No discussion of Web log analysis software would be complete without at least a nod to WebTrends. The sheer scope of WebTrends Web Log Analyzer (another commercial offering) earns it an honorable mention here. Its Web site makes the auspicious claim of increasing return on investment, and even asserts "This is Complete Web Analysis." Not surprisingly, WebTrends is not for organizations with skinny wallets. The online demos reflect how great GUI design should look, and it does indeed look great. The company's claims of usability appear founded, and it has even included a way to access all of the information available from Web server logs.
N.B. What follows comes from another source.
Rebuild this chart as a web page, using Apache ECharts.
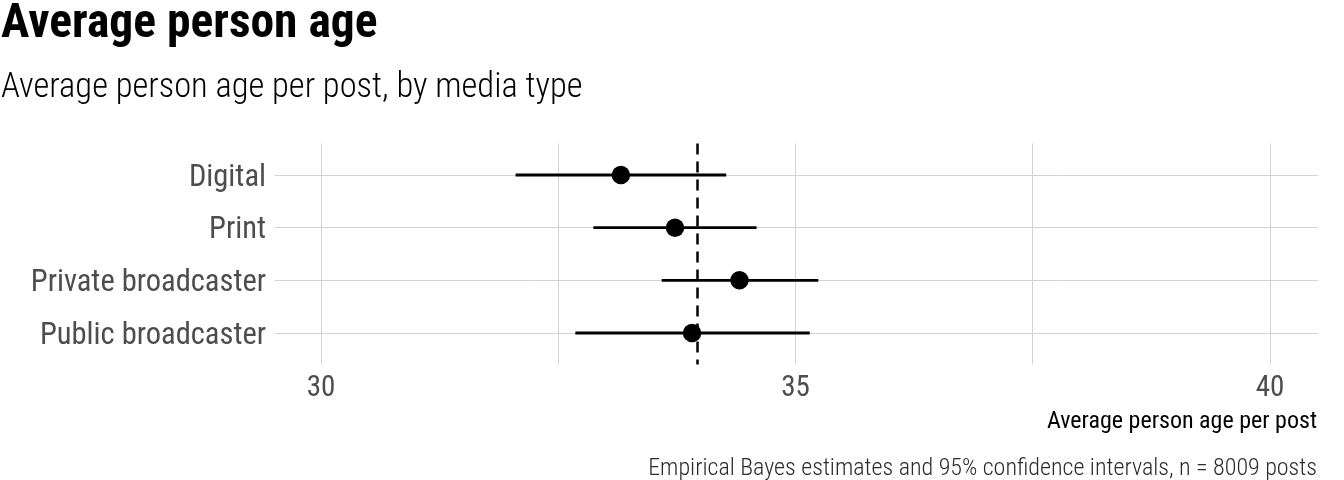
<!DOCTYPE html>
<html>
<head>
<meta charset="utf-8">
<script src="https://cdn.jsdelivr.net/npm/echarts@6/dist/echarts.min.js"></script>
<style>html,body{margin:0;padding:0;background:#fff}#c{width:1344px;height:480px}</style>
</head>
<body>
<div id="c"></div>
<script>
const categories = ['Digital', 'Print', 'Private broadcaster', 'Public broadcaster'];
const estimates = [33.16, 33.73, 34.41, 33.91];
const lower = [32.05, 32.87, 33.59, 32.68];
const upper = [34.27, 34.59, 35.24, 35.15];
const overallMean = 33.96;
const xTicks = [30, 35, 40];
const xGrid = [30, 32.5, 35, 37.5, 40];

const FONT = '"Roboto Condensed", "Liberation Sans Narrow", "DejaVu Sans Condensed", Roboto, sans-serif';
const chart = echarts.init(document.getElementById('c'));

const barData = categories.map((c, i) => [lower[i], upper[i], i]);
const pointData = categories.map((c, i) => [estimates[i], i]);

chart.setOption({
  animation: false,
  backgroundColor: '#fff',
  textStyle: { fontFamily: FONT },
  title: [
    { text: 'Average person age', left: -4, top: -4,
      textStyle: { fontFamily: FONT, fontWeight: 'bold', fontSize: 47.5, color: '#000' } },
    { text: 'Average person age per post, by media type', left: -4, top: 66,
      textStyle: { fontFamily: FONT, fontWeight: 300, fontSize: 34.5, color: '#000' } },
    { text: 'Average person age per post', right: 22, top: 405,
      textStyle: { fontFamily: FONT, fontWeight: 'normal', fontSize: 24, color: '#000' } },
    { text: 'Empirical Bayes estimates and 95% confidence intervals, n = 8009 posts', right: 22, top: 452,
      textStyle: { fontFamily: FONT, fontWeight: 300, fontSize: 24, color: '#2b2b2b' } }
  ],
  grid: { left: 275, right: 26, top: 143.4, bottom: 115.4, containLabel: false },
  xAxis: {
    type: 'value', min: 29.515, max: 40.506,
    axisLine: { show: false }, axisTick: { show: false },
    splitLine: { show: false },
    axisLabel: { customValues: xTicks, fontFamily: FONT, fontSize: 29, color: '#4d4d4d', margin: 10 }
  },
  yAxis: {
    type: 'value', inverse: true, min: -0.6, max: 3.6,
    axisLine: { show: false }, axisTick: { show: false },
    splitLine: { show: false },
    axisLabel: {
      customValues: [0, 1, 2, 3],
      fontFamily: FONT, fontSize: 30.5, color: '#4d4d4d', margin: 9,
      formatter: v => (Number.isInteger(v) && categories[v]) ? '{a|' + categories[v] + '}' : '',
      rich: { a: { fontFamily: FONT, fontSize: 30.5, color: '#4d4d4d', padding: [6, 0, 0, 0] } }
    }
  },
  series: [
    {
      type: 'line', data: [], silent: true, z: 1,
      markLine: {
        silent: true, symbol: 'none', label: { show: false }, z: 0,
        lineStyle: { color: '#d3d3d3', width: 1, type: 'solid' },
        data: xGrid.map(v => ({ xAxis: v })).concat(categories.map((c, i) => ({ yAxis: i })))
      }
    },
    {
      type: 'custom', z: 3,
      renderItem: function (params, api) {
        const a = api.coord([api.value(0), api.value(2)]);
        const b = api.coord([api.value(1), api.value(2)]);
        const h = 2.8;
        return { type: 'rect', shape: { x: a[0], y: a[1] - h / 2, width: b[0] - a[0], height: h },
          style: { fill: '#000' } };
      },
      encode: { x: [0, 1], y: 2 },
      data: barData
    },
    {
      type: 'scatter', z: 6, symbol: 'circle', symbolSize: 18.5,
      itemStyle: { color: '#000', opacity: 1 },
      data: pointData
    },
    {
      type: 'line', data: [], silent: true, z: 2,
      markLine: {
        silent: true, symbol: 'none', label: { show: false }, z: 4,
        lineStyle: { color: '#000', width: 2.5, type: [11, 7] },
        data: [{ xAxis: overallMean }]
      }
    }
  ]
});
</script>
</body>
</html>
WebTrends has been around for more than a decade and plays nicely with IIS. We are giving it four out of five stars, based solely on what we learned in the product's impressive Web-based demo.

The grail of log analysis, AWStats, is by far the best looking of all of the Free Web log analysis tools we've seen. AWStats is also the only Perl-based application on the list. Its graphics are superb, and its information is presented in an excellent manner. At a glance, users can view all available reports and navigate seamlessly between them. Many users will be amazed at the amount of detail the program can extract from the log files. Small browser icons and flags for various countries add to the already-pleasing GUI. AWStats includes all of the features mentioned above for other programs, and is in a readable format, to boot. We give it the full five stars.

Of course, there are countless other log analysis programs, but these are the more commonly deployed ones.

Compatibility, which is normally a key issue, is not a great concern when it comes to log analysis tools. The Apache Web server produces logs in a standardized format, called NCSA combined log files. IIS W3C conformant format is also supported by most of the analysis programs listed here.

In a later article, we will explore the other types of log files most of these programs can work on, including mail and FTP.